3 Exclusivité d’une médiation singulière

L’éclairage biblique, plus spécialement dans sa dimension néo-testamentaire évangélique, va donc transfigurer cette distinction entre médiologie, médiatisation et médiation, en définissant de façon singulière, et autre, la médiation, et le médiateur.

‘Car il y a un seul Dieu et aussi un seul médiateur entre Dieu et les hommes, Jésus-Christ homme, qui s’est donné lui-même en rançon pour tous.”. 858

Dès lors, tout ne se joue pas seulement à l’intérieur de la personne, comme le demius, tel SOCRATE, ou dans le jeu essentiel de la perception humaine des choses, et du monde, tel ARISTOTE, mais en une personne totalement autre, toute puissante et toute proche réconciliant en elle, Dieu et l’homme.

Personne Unique et irremplaçable selon la Bible elle même : le Christ.

Il nous semble tenir ici toute la distinction entre un “éducationnel” de type “grec”, entre théorie et pratique, où la vision théorique prime toujours en tant que référentiel du langage, avec pour médiateur un demius intérieur à l’homme, ou une conscience strictement particulière selon la définition d’ARISTOTE, rejoignant l’Universel à partir de l’entreprise d’abstraction, d’une part, et, d’autre part, une relation éducative sous le sceau de l’évangile de la Bonne Nouvelle, entre gestes et pensées, dans la transfiguration incarnée des gestes et des pensées, selon la compassion et la communion au don gratuit, exprimées sur la croix.

La question de la médiation est donc bien centrale, dans le sens qu’elle détermine la réalité et l’enjeu de la relation éducative. Et nous ne marquons pas assez souvent, en supposant le plus souvent la question de la définition de la médiation comme allant de soi, ou a priori résolue, à notre sens, dans les écrits éducationnels contemporains que, de la qualité reconnue et exprimée de la médiation dépend, et réciproquement, la nature réelle de toute l’action éducative qu’elle accompagne et définit simultanément.

Supposons à présent une relation d’enseignement dans le cadre de la foi chrétienne, donc de l’église au sens le plus large.

Une fois l’exclusive médiation du Christ, entre Dieu et les hommes, posée, derrière certes une radicalité de principe, s’exprime la médiation à l’extérieur de tout élève et de tout maître, de tout pair, venant rejoindre, selon l’esprit de la proclamation des béatitudes, leur soif, leur indigence.
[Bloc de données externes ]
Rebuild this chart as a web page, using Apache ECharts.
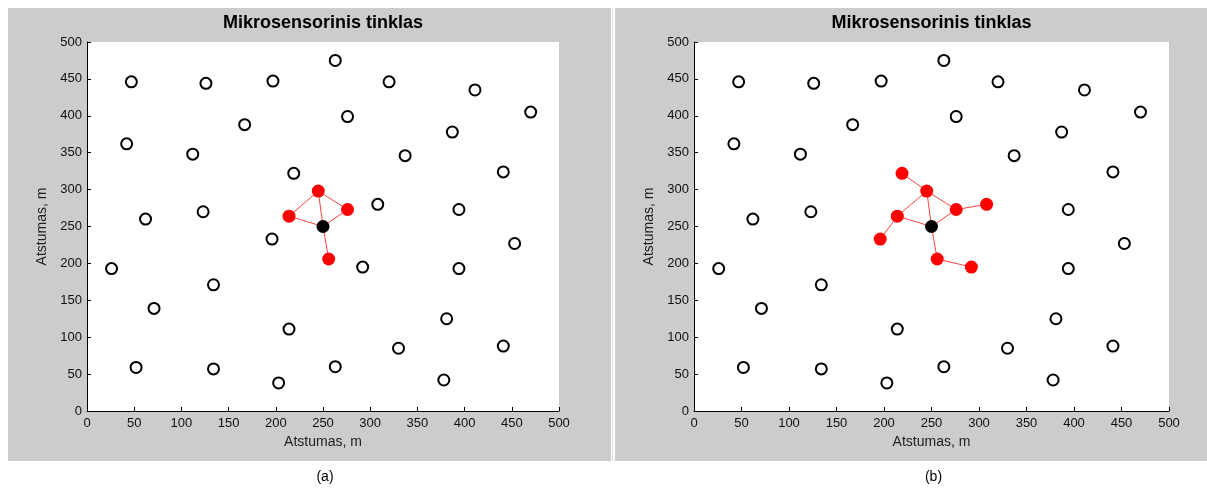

Quête de justice rejoignant la quête du royaume de Dieu.

La perspective et la réalité du royaume annoncé, viennent donc épouser et féconder, à chaque étape, la quête de l’élève et du maître, tous deux disciples d’un même Christ, dans une communion de fraternité.

Cette médiation exclusive du Christ s’exprime donc tout à la fois dans l‘indépendance réciproque, de chacun par rapport à chaque autre, du maître supposé et du disciple ou de l’élève, voire des pairs, et l’invitation commune à une communion selon l’Esprit-Saint, en Christ sous le signe de la croix : mort à soi-même, vie en Christ.

Communion d’amour et de dons gratuits dont l’eucharistie fait signe et mémoire.Communion plus large encore que celle des croyants, ou des “confessants” 859 , elle conduit à prier et travailler dans la communion aux souffrances du monde, pour la venue du Royaume.

Cependant, inéluctablement, invariablement, c’est ici que survient la grande tentation chrétienne, selon une force décuplée, à la mesure inversée de la radicalité de la force exclusive et singulière de la Bonne Nouvelle. Une violence démesurée faite à la personne est rendue possible.

À partir du moment où, au nom du Christ, se mettra en jeu et en mouvement, une tentative de “confiscation” de la médiation, survient : la dérive inquisitrice, déjà évoquée.

Notes
858.

I Timothée II 5

859.

Ce terme nous renvoie à la distinction barthienne entre église sociologique ou multiduniste et église confessante.